WHAT IS REQUIRED: Repeat each line of the material below exactly as it appears, minus any pictures.
-- START --
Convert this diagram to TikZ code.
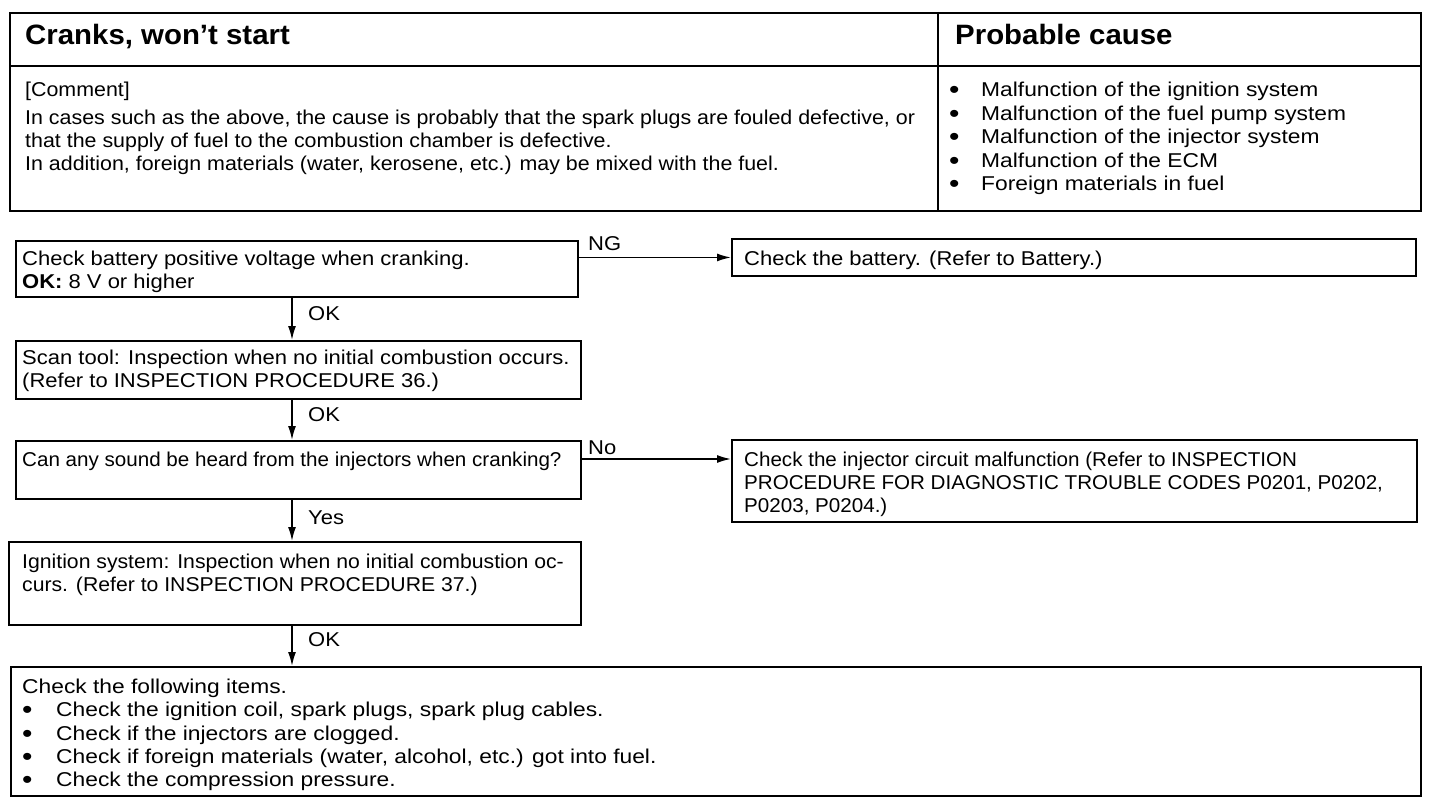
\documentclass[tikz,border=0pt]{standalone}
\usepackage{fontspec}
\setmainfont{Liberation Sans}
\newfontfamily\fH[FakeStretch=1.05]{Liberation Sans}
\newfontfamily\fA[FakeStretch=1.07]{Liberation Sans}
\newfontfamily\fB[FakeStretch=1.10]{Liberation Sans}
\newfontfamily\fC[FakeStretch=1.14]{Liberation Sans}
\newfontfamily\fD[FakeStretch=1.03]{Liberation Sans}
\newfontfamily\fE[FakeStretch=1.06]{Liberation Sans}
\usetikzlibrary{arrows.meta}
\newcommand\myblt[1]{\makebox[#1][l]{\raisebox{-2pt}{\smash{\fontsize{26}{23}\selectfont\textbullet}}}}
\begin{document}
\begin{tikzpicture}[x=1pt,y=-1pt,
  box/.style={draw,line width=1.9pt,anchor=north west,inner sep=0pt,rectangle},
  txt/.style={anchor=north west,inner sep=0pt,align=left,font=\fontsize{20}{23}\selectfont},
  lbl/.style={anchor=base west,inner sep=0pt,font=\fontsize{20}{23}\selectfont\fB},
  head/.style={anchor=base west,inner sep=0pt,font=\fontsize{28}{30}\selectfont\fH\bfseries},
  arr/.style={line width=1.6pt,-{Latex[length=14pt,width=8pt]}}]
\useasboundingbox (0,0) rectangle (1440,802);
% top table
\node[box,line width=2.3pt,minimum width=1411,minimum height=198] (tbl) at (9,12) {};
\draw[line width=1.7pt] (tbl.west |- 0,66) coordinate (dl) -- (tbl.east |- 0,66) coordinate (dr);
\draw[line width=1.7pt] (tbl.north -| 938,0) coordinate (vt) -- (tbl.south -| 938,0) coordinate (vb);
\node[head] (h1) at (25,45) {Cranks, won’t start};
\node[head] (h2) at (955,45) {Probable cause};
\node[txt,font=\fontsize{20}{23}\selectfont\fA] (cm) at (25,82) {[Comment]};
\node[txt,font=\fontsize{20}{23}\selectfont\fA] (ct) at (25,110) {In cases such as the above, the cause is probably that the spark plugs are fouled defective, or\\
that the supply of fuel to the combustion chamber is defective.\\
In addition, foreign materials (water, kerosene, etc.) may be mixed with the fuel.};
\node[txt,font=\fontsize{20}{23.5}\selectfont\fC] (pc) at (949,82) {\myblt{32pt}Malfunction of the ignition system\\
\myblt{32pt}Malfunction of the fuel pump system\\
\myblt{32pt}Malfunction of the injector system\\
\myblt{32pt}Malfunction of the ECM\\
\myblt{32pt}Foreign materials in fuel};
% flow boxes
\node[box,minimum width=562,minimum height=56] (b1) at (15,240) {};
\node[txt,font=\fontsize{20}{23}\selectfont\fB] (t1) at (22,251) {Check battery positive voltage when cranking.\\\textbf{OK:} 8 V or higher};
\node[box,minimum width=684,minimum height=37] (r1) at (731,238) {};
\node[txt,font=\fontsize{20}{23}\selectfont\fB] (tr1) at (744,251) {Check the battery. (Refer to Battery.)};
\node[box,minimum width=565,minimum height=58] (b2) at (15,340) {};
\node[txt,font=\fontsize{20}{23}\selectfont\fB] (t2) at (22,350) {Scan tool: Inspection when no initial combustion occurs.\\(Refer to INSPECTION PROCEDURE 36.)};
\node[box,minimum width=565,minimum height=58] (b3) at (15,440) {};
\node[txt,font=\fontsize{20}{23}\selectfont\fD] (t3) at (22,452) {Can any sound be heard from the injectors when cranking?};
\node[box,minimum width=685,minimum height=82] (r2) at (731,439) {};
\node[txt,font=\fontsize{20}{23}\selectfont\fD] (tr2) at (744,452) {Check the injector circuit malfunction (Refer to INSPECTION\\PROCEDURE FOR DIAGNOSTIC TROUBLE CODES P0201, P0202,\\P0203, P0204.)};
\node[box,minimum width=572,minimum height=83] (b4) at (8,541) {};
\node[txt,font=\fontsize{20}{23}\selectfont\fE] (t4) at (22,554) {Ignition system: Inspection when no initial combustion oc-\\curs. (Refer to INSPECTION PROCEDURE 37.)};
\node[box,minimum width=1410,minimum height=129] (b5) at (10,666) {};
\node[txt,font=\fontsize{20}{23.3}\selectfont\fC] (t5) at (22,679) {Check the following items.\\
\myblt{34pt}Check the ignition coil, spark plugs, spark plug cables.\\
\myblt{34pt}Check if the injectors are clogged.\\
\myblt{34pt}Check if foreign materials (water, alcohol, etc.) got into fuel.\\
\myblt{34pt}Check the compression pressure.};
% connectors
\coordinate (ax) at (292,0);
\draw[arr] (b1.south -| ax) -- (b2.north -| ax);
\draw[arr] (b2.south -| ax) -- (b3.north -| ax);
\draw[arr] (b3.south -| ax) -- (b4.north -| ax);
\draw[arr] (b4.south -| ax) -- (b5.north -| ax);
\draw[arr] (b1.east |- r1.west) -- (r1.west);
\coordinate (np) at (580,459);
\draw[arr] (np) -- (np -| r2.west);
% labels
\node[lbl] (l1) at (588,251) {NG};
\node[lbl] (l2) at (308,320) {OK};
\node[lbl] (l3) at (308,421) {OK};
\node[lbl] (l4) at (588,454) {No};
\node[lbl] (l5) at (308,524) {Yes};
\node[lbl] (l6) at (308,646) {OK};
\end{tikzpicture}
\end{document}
-- END --
FINAL ANSWER:
Convert this diagram to TikZ code.
\documentclass[tikz,border=0pt]{standalone}
\usepackage{fontspec}
\setmainfont{Liberation Sans}
\newfontfamily\fH[FakeStretch=1.05]{Liberation Sans}
\newfontfamily\fA[FakeStretch=1.07]{Liberation Sans}
\newfontfamily\fB[FakeStretch=1.10]{Liberation Sans}
\newfontfamily\fC[FakeStretch=1.14]{Liberation Sans}
\newfontfamily\fD[FakeStretch=1.03]{Liberation Sans}
\newfontfamily\fE[FakeStretch=1.06]{Liberation Sans}
\usetikzlibrary{arrows.meta}
\newcommand\myblt[1]{\makebox[#1][l]{\raisebox{-2pt}{\smash{\fontsize{26}{23}\selectfont\textbullet}}}}
\begin{document}
\begin{tikzpicture}[x=1pt,y=-1pt,
  box/.style={draw,line width=1.9pt,anchor=north west,inner sep=0pt,rectangle},
  txt/.style={anchor=north west,inner sep=0pt,align=left,font=\fontsize{20}{23}\selectfont},
  lbl/.style={anchor=base west,inner sep=0pt,font=\fontsize{20}{23}\selectfont\fB},
  head/.style={anchor=base west,inner sep=0pt,font=\fontsize{28}{30}\selectfont\fH\bfseries},
  arr/.style={line width=1.6pt,-{Latex[length=14pt,width=8pt]}}]
\useasboundingbox (0,0) rectangle (1440,802);
% top table
\node[box,line width=2.3pt,minimum width=1411,minimum height=198] (tbl) at (9,12) {};
\draw[line width=1.7pt] (tbl.west |- 0,66) coordinate (dl) -- (tbl.east |- 0,66) coordinate (dr);
\draw[line width=1.7pt] (tbl.north -| 938,0) coordinate (vt) -- (tbl.south -| 938,0) coordinate (vb);
\node[head] (h1) at (25,45) {Cranks, won’t start};
\node[head] (h2) at (955,45) {Probable cause};
\node[txt,font=\fontsize{20}{23}\selectfont\fA] (cm) at (25,82) {[Comment]};
\node[txt,font=\fontsize{20}{23}\selectfont\fA] (ct) at (25,110) {In cases such as the above, the cause is probably that the spark plugs are fouled defective, or\\
that the supply of fuel to the combustion chamber is defective.\\
In addition, foreign materials (water, kerosene, etc.) may be mixed with the fuel.};
\node[txt,font=\fontsize{20}{23.5}\selectfont\fC] (pc) at (949,82) {\myblt{32pt}Malfunction of the ignition system\\
\myblt{32pt}Malfunction of the fuel pump system\\
\myblt{32pt}Malfunction of the injector system\\
\myblt{32pt}Malfunction of the ECM\\
\myblt{32pt}Foreign materials in fuel};
% flow boxes
\node[box,minimum width=562,minimum height=56] (b1) at (15,240) {};
\node[txt,font=\fontsize{20}{23}\selectfont\fB] (t1) at (22,251) {Check battery positive voltage when cranking.\\\textbf{OK:} 8 V or higher};
\node[box,minimum width=684,minimum height=37] (r1) at (731,238) {};
\node[txt,font=\fontsize{20}{23}\selectfont\fB] (tr1) at (744,251) {Check the battery. (Refer to Battery.)};
\node[box,minimum width=565,minimum height=58] (b2) at (15,340) {};
\node[txt,font=\fontsize{20}{23}\selectfont\fB] (t2) at (22,350) {Scan tool: Inspection when no initial combustion occurs.\\(Refer to INSPECTION PROCEDURE 36.)};
\node[box,minimum width=565,minimum height=58] (b3) at (15,440) {};
\node[txt,font=\fontsize{20}{23}\selectfont\fD] (t3) at (22,452) {Can any sound be heard from the injectors when cranking?};
\node[box,minimum width=685,minimum height=82] (r2) at (731,439) {};
\node[txt,font=\fontsize{20}{23}\selectfont\fD] (tr2) at (744,452) {Check the injector circuit malfunction (Refer to INSPECTION\\PROCEDURE FOR DIAGNOSTIC TROUBLE CODES P0201, P0202,\\P0203, P0204.)};
\node[box,minimum width=572,minimum height=83] (b4) at (8,541) {};
\node[txt,font=\fontsize{20}{23}\selectfont\fE] (t4) at (22,554) {Ignition system: Inspection when no initial combustion oc-\\curs. (Refer to INSPECTION PROCEDURE 37.)};
\node[box,minimum width=1410,minimum height=129] (b5) at (10,666) {};
\node[txt,font=\fontsize{20}{23.3}\selectfont\fC] (t5) at (22,679) {Check the following items.\\
\myblt{34pt}Check the ignition coil, spark plugs, spark plug cables.\\
\myblt{34pt}Check if the injectors are clogged.\\
\myblt{34pt}Check if foreign materials (water, alcohol, etc.) got into fuel.\\
\myblt{34pt}Check the compression pressure.};
% connectors
\coordinate (ax) at (292,0);
\draw[arr] (b1.south -| ax) -- (b2.north -| ax);
\draw[arr] (b2.south -| ax) -- (b3.north -| ax);
\draw[arr] (b3.south -| ax) -- (b4.north -| ax);
\draw[arr] (b4.south -| ax) -- (b5.north -| ax);
\draw[arr] (b1.east |- r1.west) -- (r1.west);
\coordinate (np) at (580,459);
\draw[arr] (np) -- (np -| r2.west);
% labels
\node[lbl] (l1) at (588,251) {NG};
\node[lbl] (l2) at (308,320) {OK};
\node[lbl] (l3) at (308,421) {OK};
\node[lbl] (l4) at (588,454) {No};
\node[lbl] (l5) at (308,524) {Yes};
\node[lbl] (l6) at (308,646) {OK};
\end{tikzpicture}
\end{document}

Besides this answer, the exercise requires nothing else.